Search code examples
mysqlsqlsqlperformance

What is the performance impact on applying filters on outer query?


I have to use nested query and apply different filters and then the limit. My query :

select * from ( select * from JOINS ON A LOT OF TABLES) as t1 where t1.col1="A" and t1.col2="B" limit 100;
  1. Would this first, get all rows from inside query and next, putting limit and filters on it?

  2. Assuming I am able to put the filters and limit in the inner query would it be more optimal?

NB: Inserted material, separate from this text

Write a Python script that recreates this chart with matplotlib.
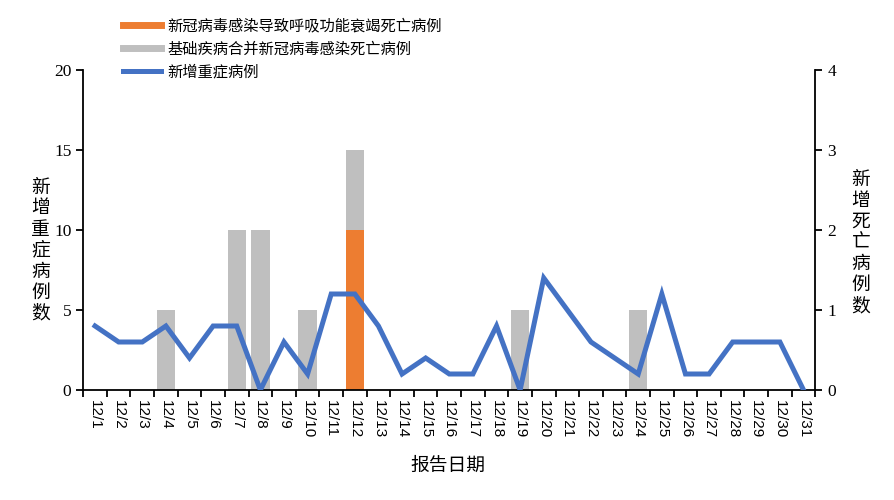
import matplotlib
matplotlib.use("Agg")
import matplotlib.pyplot as plt
from matplotlib.lines import Line2D
import numpy as np

dates = [f"12/{d}" for d in range(1, 32)]
severe = [4, 3, 3, 4, 2, 4, 4, 0, 3, 1, 6, 6, 4, 1, 2, 1, 1, 4, 0, 7,
          5, 3, 2, 1, 6, 1, 1, 3, 3, 3, 0]
death_resp = [0, 0, 0, 0, 0, 0, 0, 0, 0, 0, 0, 2, 0, 0, 0, 0, 0, 0, 0, 0,
              0, 0, 0, 0, 0, 0, 0, 0, 0, 0, 0]
death_basic = [0, 0, 0, 1, 0, 0, 2, 2, 0, 1, 0, 1, 0, 0, 0, 0, 0, 0, 1, 0,
               0, 0, 0, 1, 0, 0, 0, 0, 0, 0, 0]
left_ticks = [0, 5, 10, 15, 20]
right_ticks = [0, 1, 2, 3, 4]

CJK = ["Noto Sans CJK SC", "DejaVu Sans"]
SERIF = ["Liberation Serif", "DejaVu Serif"]
BLUE = "#4472C4"
ORANGE = "#ED7D31"
GRAY = "#BFBFBF"

fig = plt.figure(figsize=(8.95, 5.0), dpi=100)
ax = fig.add_axes([0.093, 0.22, 0.818, 0.64])
ax2 = ax.twinx()

x = np.arange(len(dates))
ax2.bar(x, death_resp, width=0.78, color=ORANGE, zorder=2)
ax2.bar(x, death_basic, width=0.78, bottom=death_resp, color=GRAY, zorder=2)
ax.plot(x, severe, color=BLUE, lw=3.6, solid_joinstyle="miter", zorder=3)

ax.set_zorder(ax2.get_zorder() + 1)
ax.patch.set_visible(False)

ax.set_xlim(-0.5, len(dates) - 0.5)
ax.set_ylim(0, 20)
ax2.set_ylim(0, 4)
ax.set_yticks(left_ticks)
ax2.set_yticks(right_ticks)
for a in (ax, ax2):
    a.spines["top"].set_visible(False)
    for s in a.spines.values():
        s.set_linewidth(1.3)
ax2.spines["left"].set_visible(False)
ax2.spines["bottom"].set_visible(False)
ax.spines["right"].set_visible(False)

ax.set_xticks(x)
ax.set_xticklabels(dates, rotation=-90, family=["Liberation Sans", "DejaVu Sans"], fontsize=11)
ax.set_xticks(np.arange(-0.5, len(dates), 1), minor=True)
ax.tick_params(axis="x", which="major", length=0, pad=7)
ax.tick_params(axis="x", which="minor", length=5, width=1.3, direction="out")
ax.tick_params(axis="y", length=5, width=1.3, direction="out")
ax2.tick_params(axis="y", length=5, width=1.3, direction="out")
for lab in ax.get_yticklabels() + ax2.get_yticklabels():
    lab.set_family(SERIF)
    lab.set_fontsize(12.5)

fig.text(0.5, 0.07, "报告日期", family=CJK, fontsize=13.5, ha="center", va="center")
fig.text(0.045, 0.50, "\n".join("新增重症病例数"), family=CJK, fontsize=13.5,
         ha="center", va="center", linespacing=1.0)
fig.text(0.962, 0.515, "\n".join("新增死亡病例数"), family=CJK, fontsize=13.5,
         ha="center", va="center", linespacing=1.0)

handles = [Line2D([0], [0], color=ORANGE, lw=5),
           Line2D([0], [0], color=GRAY, lw=5),
           Line2D([0], [0], color=BLUE, lw=3.6)]
labels = ["新冠病毒感染导致呼吸功能衰竭死亡病例",
          "基础疾病合并新冠病毒感染死亡病例",
          "新增重症病例"]
fig.legend(handles, labels, loc="upper left", bbox_to_anchor=(0.122, 0.993),
           frameon=False, prop={"family": CJK, "size": 11},
           handlelength=2.5, handletextpad=0.4, labelspacing=0.4)

fig.savefig("out.png", dpi=100)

    select * from JOINS ON A LOT OF TABLES where col1="A" col2="B" limit 100
    
  3. Would having be worse than where?

    select * from JOINS ON A LOT OF TABLES having col1="A" col2="B" limit 100
    

In query analysis from Workbench the data looks same in both cases.


Solution

  • It depends on the version of MySQL you use. The developers of MySQL improve the optimizer in each release. For example, MySQL 8.0.22 has implemented "derived condition pushdown optimization" which seems like exactly what you're looking for.

    https://dev.mysql.com/doc/refman/8.0/en/derived-condition-pushdown-optimization.html says in part:

    For a query such as SELECT * FROM (SELECT i, j FROM t1) AS dt WHERE i > constant, it is possible in many cases to push the outer WHERE condition down to the derived table, in this case resulting in SELECT * FROM (SELECT i, j FROM t1 WHERE i > constant) AS dt.

    Read the full page I linked to for details. As one might expect, there are a lot of nuances to this feature. It may work in some cases but not in others.

    Older versions of MySQL don't implement this optimization, so the inner query must produce a temporary table of the full result with no filtering, then the condition is applied to the temporary table. This frequently causes performance problems, because of the overhead of inserting a large number of unfiltered rows into the temporary table.